When she’s in Chicago, Izard touts the takeout of her own Duck Duck Goat, where, of course, you’ll find goat on the menu in the form of duck and goat spring rolls and goat slap noodles — hand-pulled noodles with sliced goat shoulder, cumin, sichuan peppercorn, and hot chiles. (Ernie can get his scallion pancake fix here, too.) Her pizza of choice when she’s in the Midwest is Piece Pizzeria and Bakery. She’s also a fan of Honey Butter Fried Chicken. DoorDash and Caviar diners can order from collections of her favorite spots in both cities, as well as a number of others across the U.S., including Seattle, San Francisco, and Orange County, California.
“I love the convenience factor of ordering in and the fact that I can continue to play with my son and hang out at home,” she says.

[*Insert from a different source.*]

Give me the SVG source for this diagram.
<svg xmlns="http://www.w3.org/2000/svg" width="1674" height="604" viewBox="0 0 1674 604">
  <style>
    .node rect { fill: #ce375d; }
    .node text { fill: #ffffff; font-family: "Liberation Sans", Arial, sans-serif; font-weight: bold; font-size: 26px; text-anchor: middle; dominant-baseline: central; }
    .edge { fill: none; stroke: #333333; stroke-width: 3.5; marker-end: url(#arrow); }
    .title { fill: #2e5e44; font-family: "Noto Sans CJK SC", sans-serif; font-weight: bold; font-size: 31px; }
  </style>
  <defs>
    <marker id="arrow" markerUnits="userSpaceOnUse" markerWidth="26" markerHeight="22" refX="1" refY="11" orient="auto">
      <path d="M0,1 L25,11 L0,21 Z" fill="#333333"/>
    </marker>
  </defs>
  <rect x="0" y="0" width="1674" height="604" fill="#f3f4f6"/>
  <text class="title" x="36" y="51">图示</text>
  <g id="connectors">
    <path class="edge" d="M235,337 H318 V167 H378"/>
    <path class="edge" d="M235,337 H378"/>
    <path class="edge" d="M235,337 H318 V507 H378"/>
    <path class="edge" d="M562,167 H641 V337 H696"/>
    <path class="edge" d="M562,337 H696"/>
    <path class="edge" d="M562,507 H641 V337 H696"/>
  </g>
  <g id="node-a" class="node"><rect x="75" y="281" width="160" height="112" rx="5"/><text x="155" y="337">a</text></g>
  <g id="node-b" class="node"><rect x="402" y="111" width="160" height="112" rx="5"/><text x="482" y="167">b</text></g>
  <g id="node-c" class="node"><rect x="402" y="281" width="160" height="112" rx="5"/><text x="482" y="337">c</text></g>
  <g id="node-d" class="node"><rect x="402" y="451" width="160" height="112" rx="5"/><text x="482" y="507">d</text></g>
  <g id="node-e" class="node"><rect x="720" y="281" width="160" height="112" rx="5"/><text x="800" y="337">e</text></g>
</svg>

That said, Izard also often opts for ordering in when she’s entertaining friends. “If you’re having a dinner party, it’s a fun way to go,” she says. “We put everything on the counter, we make a buffet, we fill our plates, and go back for more. We keep everything out all night and keep snacking.”
“Do I feel lazy? No. It’s amazing. It’s awesome when food is brought to your home. It makes me happy!”

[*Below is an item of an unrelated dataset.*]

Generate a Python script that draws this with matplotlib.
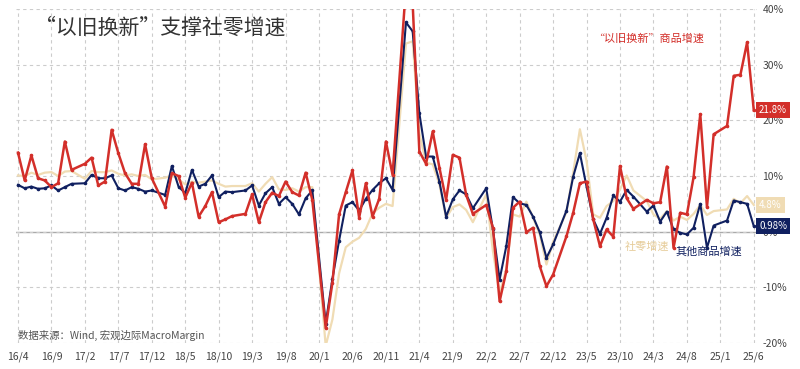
import numpy as np
import matplotlib
matplotlib.use("Agg")
import matplotlib.pyplot as plt
import matplotlib.transforms as mtransforms

plt.rcParams['font.family'] = ['Noto Sans CJK SC', 'DejaVu Sans']
plt.rcParams['axes.unicode_minus'] = False

nan = np.nan

# monthly, 2016/4 .. 2025/6 (January values not released -> nan)
tick_labels = ['16/4', '16/9', '17/2', '17/7', '17/12', '18/5', '18/10', '19/3',
               '19/8', '20/1', '20/6', '20/11', '21/4', '21/9', '22/2', '22/7',
               '22/12', '23/5', '23/10', '24/3', '24/8', '25/1', '25/6']

# 社零增速
retail = [10.1, 10.0, 10.6, 10.2, 10.6, 10.7, 10.0, 10.8, 10.9,
          nan, 9.5, 10.9, 10.7, 10.7, 11.0, 10.4, 10.1, 10.3, 10.0, 10.2, 9.4,
          nan, 9.7, 10.1, 9.4, 8.5, 9.0, 8.8, 9.0, 9.2, 8.6, 8.1, 8.2,
          nan, 8.2, 8.7, 7.2, 8.6, 9.8, 7.6, 7.5, 7.8, 7.2, 8.0, 8.0,
          nan, -20.5, -15.8, -7.5, -2.8, -1.8, -1.1, 0.5, 3.3, 4.3, 5.0, 4.6,
          nan, 33.8, 34.2, 17.7, 12.4, 12.1, 8.5, 2.5, 4.4, 4.9, 3.9, 1.7,
          nan, 6.7, -3.5, -11.1, -6.7, 3.1, 2.7, 5.4, 2.5, -0.5, -5.9, -1.8,
          nan, 3.5, 10.6, 18.4, 12.7, 3.1, 2.5, 4.6, 5.5, 7.6, 10.1, 7.4,
          nan, 5.5, 3.1, 2.3, 3.7, 2.0, 2.7, 2.1, 3.2, 4.8, 3.0, 3.7,
          nan, 4.0, 5.9, 5.1, 6.4, 4.8]

# "以旧换新"商品增速
trade_in = [14.2, 9.2, 13.7, 9.6, 9.2, 8.0, 8.7, 16.2, 11.1,
            nan, 12.2, 13.3, 8.3, 9.0, 18.3, 14.1, 10.5, 8.6, 8.6, 15.7, 9.6,
            nan, 4.5, 10.5, 10.0, 6.1, 8.8, 2.7, 4.6, 7.1, 1.7, 2.2, 2.8,
            nan, 3.2, 6.7, 1.7, 5.3, 7.0, 6.4, 9.0, 7.1, 6.5, 10.6, 5.7,
            nan, -17.3, -9.2, 3.1, 7.1, 11.0, 2.5, 8.7, 2.7, 5.9, 16.2, 10.2,
            nan, 44.0, 41.0, 14.4, 12.2, 18.0, 11.5, 5.7, 13.8, 13.3, 6.6, 3.2,
            nan, 4.8, 0.7, -12.5, -7.1, 4.3, 5.4, -0.1, 0.7, -6.2, -9.8, -7.7,
            nan, -0.8, 3.4, 8.7, 9.0, 2.2, -2.6, 0.4, -0.9, 11.8, 6.0, 4.1,
            nan, 5.7, 5.1, 5.3, 11.7, -2.9, 3.4, 3.1, 9.8, 21.1, 4.4, 17.5,
            nan, 19.0, 28.0, 28.2, 34.0, 21.8]

# 其他商品增速
other = [8.4, 7.8, 8.1, 7.7, 7.8, 8.3, 7.4, 8.0, 8.6,
         nan, 8.7, 10.2, 9.6, 9.6, 10.1, 7.8, 7.4, 8.0, 7.7, 7.2, 7.4,
         nan, 6.6, 11.8, 8.1, 6.9, 11.1, 8.1, 8.6, 10.1, 6.2, 7.2, 7.1,
         nan, 7.4, 8.3, 4.7, 6.9, 8.0, 5.0, 6.2, 5.0, 3.1, 6.0, 7.4,
         nan, -16.5, -8.5, -1.6, 4.7, 5.3, 3.8, 5.9, 7.5, 8.7, 9.6, 7.5,
         nan, 37.6, 36.0, 21.3, 13.5, 13.5, 9.0, 2.7, 5.8, 7.4, 6.7, 4.2,
         nan, 7.8, 0.4, -8.6, -2.6, 6.2, 5.1, 4.8, 2.7, -0.1, -4.7, -2.3,
         nan, 3.8, 9.9, 14.1, 8.1, 2.2, -0.4, 2.5, 6.5, 5.4, 7.5, 6.3,
         nan, 3.6, 4.7, 1.8, 3.6, 0.4, -0.2, -0.5, 0.7, 5.0, -2.9, 1.1,
         nan, 2.0, 5.6, 5.3, 5.0, 0.98]

RED = '#d32f2a'
NAVY = '#102060'
TAN = '#f0dcb4'

fig = plt.figure(figsize=(8, 3.69), dpi=100)
ax = fig.add_axes([0.02, 0.0705, 0.926, 0.905])

x = np.arange(len(retail))


def draw(vals, **kw):
    v = np.array(vals, dtype=float)
    m = ~np.isnan(v)
    ax.plot(x[m], v[m], **kw)


ax.axhline(0, color='#aaaaaa', lw=1.0, zorder=1)
draw(retail, color=TAN, lw=1.6, zorder=2)
draw(other, color=NAVY, lw=1.5, marker='o', ms=1.6, zorder=3)
draw(trade_in, color=RED, lw=1.8, marker='o', ms=1.6, zorder=4)

ax.set_xlim(-0.3, len(retail) - 1 + 0.45)
ax.set_ylim(-20, 40)
ax.set_xticks(np.arange(0, len(retail), 5))
ax.set_xticklabels(tick_labels)
ax.set_yticks(np.arange(-20, 41, 10))
ax.set_yticklabels(['%d%%' % v for v in np.arange(-20, 41, 10)])
ax.yaxis.tick_right()
ax.tick_params(axis='both', length=0, labelsize=7.5, colors='#444444')
ax.tick_params(axis='x', pad=6)
ax.tick_params(axis='y', pad=4)
ax.grid(True, color='#cccccc', lw=0.8, ls=(0, (3, 3)))
for s in ax.spines.values():
    s.set_visible(False)

# end value boxes
trans = mtransforms.blended_transform_factory(ax.transAxes, ax.transData)
for val, col, txt in [(trade_in[-1], RED, '21.8%'), (retail[-1], TAN, '4.8%'),
                      (other[-1], NAVY, '0.98%')]:
    ax.text(1.003, val, txt, transform=trans, ha='left', va='center',
            fontsize=7, color='white', clip_on=False, zorder=10,
            bbox=dict(boxstyle='square,pad=0.3', fc=col, ec='none'))

fig.text(0.044, 0.924, '“以旧换新”支撑社零增速', fontsize=15, color='#333333',
         va='center', fontweight='light')
fig.text(0.741, 0.894, '“以旧换新”商品增速', fontsize=8, color=RED, va='center')
fig.text(0.781, 0.331, '社零增速', fontsize=8, color='#e6cc99', va='center')
fig.text(0.844, 0.317, '其他商品增速', fontsize=8, color=NAVY, va='center')
fig.text(0.0225, 0.092, '数据来源：Wind, 宏观边际MacroMargin', fontsize=7.5,
         color='#555555', va='center')

fig.savefig('out.png', dpi=100)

A Few Other Fun Things to Know
When you get the chance to speak with Izard, the list of questions to ask is miles long. Go figure, but she can talk about food all day! We threw out a few quickie questions — and got a few quirky answers.
Are you team sweet or team savory?
“That’s nearly impossible [to answer], as I always mix the two together. I make a Chocolate French Fry Pie that tastes like a french fry dipped into a Frosty!”
Any places you dream of visiting?
“I’ve gotten to travel to cool places, but there are so many more places I want to go. I would say Korea is high on my list. I’m also thinking of bringing my chefs to Singapore to do some eating.”
If you had to choose, what would be your last meal?
“Probably french fries and yummy fresh fish. I’d definitely want to dip [that into] soy sauce.”
What’s one item you always keep in your pantry?
“Cheez-Its. I make a Cheez-It Crunch Cake, which contains an entire box in each cake. I could eat a box easily. This is why I go to the gym!”